YOUR OBJECTIVE
Give back every line exactly as it appears, pictures excluded.

######

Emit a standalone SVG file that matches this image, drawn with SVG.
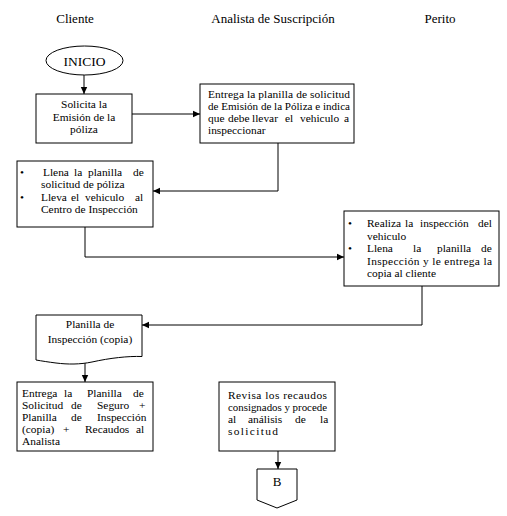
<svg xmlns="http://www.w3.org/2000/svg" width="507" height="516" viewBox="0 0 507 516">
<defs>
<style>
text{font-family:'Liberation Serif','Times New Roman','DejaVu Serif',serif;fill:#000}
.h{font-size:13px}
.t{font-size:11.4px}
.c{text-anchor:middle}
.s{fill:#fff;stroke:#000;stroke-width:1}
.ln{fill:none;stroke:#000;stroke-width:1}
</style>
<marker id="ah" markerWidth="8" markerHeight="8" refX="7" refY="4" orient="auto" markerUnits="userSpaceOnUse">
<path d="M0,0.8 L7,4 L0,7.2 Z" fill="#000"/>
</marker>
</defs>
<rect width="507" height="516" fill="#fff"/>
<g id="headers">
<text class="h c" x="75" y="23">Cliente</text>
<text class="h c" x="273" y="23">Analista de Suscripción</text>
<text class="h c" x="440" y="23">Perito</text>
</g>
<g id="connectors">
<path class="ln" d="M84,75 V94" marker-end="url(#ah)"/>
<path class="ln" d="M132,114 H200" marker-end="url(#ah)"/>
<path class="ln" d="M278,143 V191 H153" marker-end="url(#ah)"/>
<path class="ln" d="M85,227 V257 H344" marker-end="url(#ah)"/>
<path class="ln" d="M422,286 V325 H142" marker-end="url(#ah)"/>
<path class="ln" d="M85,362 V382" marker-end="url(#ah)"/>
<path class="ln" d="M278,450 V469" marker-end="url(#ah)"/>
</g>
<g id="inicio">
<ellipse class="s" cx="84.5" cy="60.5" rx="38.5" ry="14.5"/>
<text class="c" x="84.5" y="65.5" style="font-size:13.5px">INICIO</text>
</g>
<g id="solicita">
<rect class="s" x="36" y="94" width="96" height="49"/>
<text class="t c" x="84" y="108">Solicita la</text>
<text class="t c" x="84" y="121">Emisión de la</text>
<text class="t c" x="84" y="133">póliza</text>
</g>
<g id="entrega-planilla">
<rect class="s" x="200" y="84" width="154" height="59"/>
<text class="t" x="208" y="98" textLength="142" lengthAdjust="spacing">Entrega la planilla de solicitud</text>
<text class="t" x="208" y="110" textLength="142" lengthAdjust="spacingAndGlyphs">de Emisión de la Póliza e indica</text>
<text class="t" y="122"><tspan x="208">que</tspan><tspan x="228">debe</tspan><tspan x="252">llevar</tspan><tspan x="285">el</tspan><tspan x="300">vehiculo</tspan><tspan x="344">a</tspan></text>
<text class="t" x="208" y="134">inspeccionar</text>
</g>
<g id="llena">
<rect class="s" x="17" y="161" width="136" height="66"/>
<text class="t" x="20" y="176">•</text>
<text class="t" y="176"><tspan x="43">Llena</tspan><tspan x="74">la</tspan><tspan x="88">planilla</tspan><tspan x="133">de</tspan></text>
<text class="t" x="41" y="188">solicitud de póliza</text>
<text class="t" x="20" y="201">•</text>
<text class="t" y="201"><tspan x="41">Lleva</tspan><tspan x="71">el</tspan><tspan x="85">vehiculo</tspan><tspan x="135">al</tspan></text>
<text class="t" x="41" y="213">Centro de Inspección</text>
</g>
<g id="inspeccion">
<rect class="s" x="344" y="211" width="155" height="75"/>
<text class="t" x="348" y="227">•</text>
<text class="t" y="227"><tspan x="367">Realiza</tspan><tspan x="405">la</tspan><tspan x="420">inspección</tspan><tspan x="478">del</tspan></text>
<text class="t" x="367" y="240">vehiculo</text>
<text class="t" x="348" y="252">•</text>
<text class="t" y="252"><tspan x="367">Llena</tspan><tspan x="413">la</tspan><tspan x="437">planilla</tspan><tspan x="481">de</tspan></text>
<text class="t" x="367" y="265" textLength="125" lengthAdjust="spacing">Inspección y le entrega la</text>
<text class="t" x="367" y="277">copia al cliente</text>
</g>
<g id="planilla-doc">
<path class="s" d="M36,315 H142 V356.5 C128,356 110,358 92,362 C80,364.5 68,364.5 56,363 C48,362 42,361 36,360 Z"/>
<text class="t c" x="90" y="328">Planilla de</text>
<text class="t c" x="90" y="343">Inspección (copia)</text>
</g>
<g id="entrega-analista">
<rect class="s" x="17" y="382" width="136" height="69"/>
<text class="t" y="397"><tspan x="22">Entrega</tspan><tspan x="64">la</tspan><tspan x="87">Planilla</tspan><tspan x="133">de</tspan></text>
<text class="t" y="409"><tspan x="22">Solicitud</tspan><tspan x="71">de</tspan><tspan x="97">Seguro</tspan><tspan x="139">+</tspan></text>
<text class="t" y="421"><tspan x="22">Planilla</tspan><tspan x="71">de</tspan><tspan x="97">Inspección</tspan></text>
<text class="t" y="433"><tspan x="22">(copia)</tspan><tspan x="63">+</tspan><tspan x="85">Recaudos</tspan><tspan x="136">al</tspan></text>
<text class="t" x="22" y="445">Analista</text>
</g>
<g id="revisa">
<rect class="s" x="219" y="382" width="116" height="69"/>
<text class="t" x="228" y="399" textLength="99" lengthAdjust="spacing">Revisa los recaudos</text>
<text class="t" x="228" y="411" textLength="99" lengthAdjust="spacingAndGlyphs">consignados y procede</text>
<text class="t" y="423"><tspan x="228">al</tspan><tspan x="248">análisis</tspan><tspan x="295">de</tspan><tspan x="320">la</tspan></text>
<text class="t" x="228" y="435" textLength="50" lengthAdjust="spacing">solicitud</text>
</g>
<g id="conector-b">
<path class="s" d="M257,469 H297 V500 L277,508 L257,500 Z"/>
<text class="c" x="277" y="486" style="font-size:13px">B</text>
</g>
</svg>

######

THE RESULT
Emit a standalone SVG file that matches this image, drawn with SVG.
<svg xmlns="http://www.w3.org/2000/svg" width="507" height="516" viewBox="0 0 507 516">
<defs>
<style>
text{font-family:'Liberation Serif','Times New Roman','DejaVu Serif',serif;fill:#000}
.h{font-size:13px}
.t{font-size:11.4px}
.c{text-anchor:middle}
.s{fill:#fff;stroke:#000;stroke-width:1}
.ln{fill:none;stroke:#000;stroke-width:1}
</style>
<marker id="ah" markerWidth="8" markerHeight="8" refX="7" refY="4" orient="auto" markerUnits="userSpaceOnUse">
<path d="M0,0.8 L7,4 L0,7.2 Z" fill="#000"/>
</marker>
</defs>
<rect width="507" height="516" fill="#fff"/>
<g id="headers">
<text class="h c" x="75" y="23">Cliente</text>
<text class="h c" x="273" y="23">Analista de Suscripción</text>
<text class="h c" x="440" y="23">Perito</text>
</g>
<g id="connectors">
<path class="ln" d="M84,75 V94" marker-end="url(#ah)"/>
<path class="ln" d="M132,114 H200" marker-end="url(#ah)"/>
<path class="ln" d="M278,143 V191 H153" marker-end="url(#ah)"/>
<path class="ln" d="M85,227 V257 H344" marker-end="url(#ah)"/>
<path class="ln" d="M422,286 V325 H142" marker-end="url(#ah)"/>
<path class="ln" d="M85,362 V382" marker-end="url(#ah)"/>
<path class="ln" d="M278,450 V469" marker-end="url(#ah)"/>
</g>
<g id="inicio">
<ellipse class="s" cx="84.5" cy="60.5" rx="38.5" ry="14.5"/>
<text class="c" x="84.5" y="65.5" style="font-size:13.5px">INICIO</text>
</g>
<g id="solicita">
<rect class="s" x="36" y="94" width="96" height="49"/>
<text class="t c" x="84" y="108">Solicita la</text>
<text class="t c" x="84" y="121">Emisión de la</text>
<text class="t c" x="84" y="133">póliza</text>
</g>
<g id="entrega-planilla">
<rect class="s" x="200" y="84" width="154" height="59"/>
<text class="t" x="208" y="98" textLength="142" lengthAdjust="spacing">Entrega la planilla de solicitud</text>
<text class="t" x="208" y="110" textLength="142" lengthAdjust="spacingAndGlyphs">de Emisión de la Póliza e indica</text>
<text class="t" y="122"><tspan x="208">que</tspan><tspan x="228">debe</tspan><tspan x="252">llevar</tspan><tspan x="285">el</tspan><tspan x="300">vehiculo</tspan><tspan x="344">a</tspan></text>
<text class="t" x="208" y="134">inspeccionar</text>
</g>
<g id="llena">
<rect class="s" x="17" y="161" width="136" height="66"/>
<text class="t" x="20" y="176">•</text>
<text class="t" y="176"><tspan x="43">Llena</tspan><tspan x="74">la</tspan><tspan x="88">planilla</tspan><tspan x="133">de</tspan></text>
<text class="t" x="41" y="188">solicitud de póliza</text>
<text class="t" x="20" y="201">•</text>
<text class="t" y="201"><tspan x="41">Lleva</tspan><tspan x="71">el</tspan><tspan x="85">vehiculo</tspan><tspan x="135">al</tspan></text>
<text class="t" x="41" y="213">Centro de Inspección</text>
</g>
<g id="inspeccion">
<rect class="s" x="344" y="211" width="155" height="75"/>
<text class="t" x="348" y="227">•</text>
<text class="t" y="227"><tspan x="367">Realiza</tspan><tspan x="405">la</tspan><tspan x="420">inspección</tspan><tspan x="478">del</tspan></text>
<text class="t" x="367" y="240">vehiculo</text>
<text class="t" x="348" y="252">•</text>
<text class="t" y="252"><tspan x="367">Llena</tspan><tspan x="413">la</tspan><tspan x="437">planilla</tspan><tspan x="481">de</tspan></text>
<text class="t" x="367" y="265" textLength="125" lengthAdjust="spacing">Inspección y le entrega la</text>
<text class="t" x="367" y="277">copia al cliente</text>
</g>
<g id="planilla-doc">
<path class="s" d="M36,315 H142 V356.5 C128,356 110,358 92,362 C80,364.5 68,364.5 56,363 C48,362 42,361 36,360 Z"/>
<text class="t c" x="90" y="328">Planilla de</text>
<text class="t c" x="90" y="343">Inspección (copia)</text>
</g>
<g id="entrega-analista">
<rect class="s" x="17" y="382" width="136" height="69"/>
<text class="t" y="397"><tspan x="22">Entrega</tspan><tspan x="64">la</tspan><tspan x="87">Planilla</tspan><tspan x="133">de</tspan></text>
<text class="t" y="409"><tspan x="22">Solicitud</tspan><tspan x="71">de</tspan><tspan x="97">Seguro</tspan><tspan x="139">+</tspan></text>
<text class="t" y="421"><tspan x="22">Planilla</tspan><tspan x="71">de</tspan><tspan x="97">Inspección</tspan></text>
<text class="t" y="433"><tspan x="22">(copia)</tspan><tspan x="63">+</tspan><tspan x="85">Recaudos</tspan><tspan x="136">al</tspan></text>
<text class="t" x="22" y="445">Analista</text>
</g>
<g id="revisa">
<rect class="s" x="219" y="382" width="116" height="69"/>
<text class="t" x="228" y="399" textLength="99" lengthAdjust="spacing">Revisa los recaudos</text>
<text class="t" x="228" y="411" textLength="99" lengthAdjust="spacingAndGlyphs">consignados y procede</text>
<text class="t" y="423"><tspan x="228">al</tspan><tspan x="248">análisis</tspan><tspan x="295">de</tspan><tspan x="320">la</tspan></text>
<text class="t" x="228" y="435" textLength="50" lengthAdjust="spacing">solicitud</text>
</g>
<g id="conector-b">
<path class="s" d="M257,469 H297 V500 L277,508 L257,500 Z"/>
<text class="c" x="277" y="486" style="font-size:13px">B</text>
</g>
</svg>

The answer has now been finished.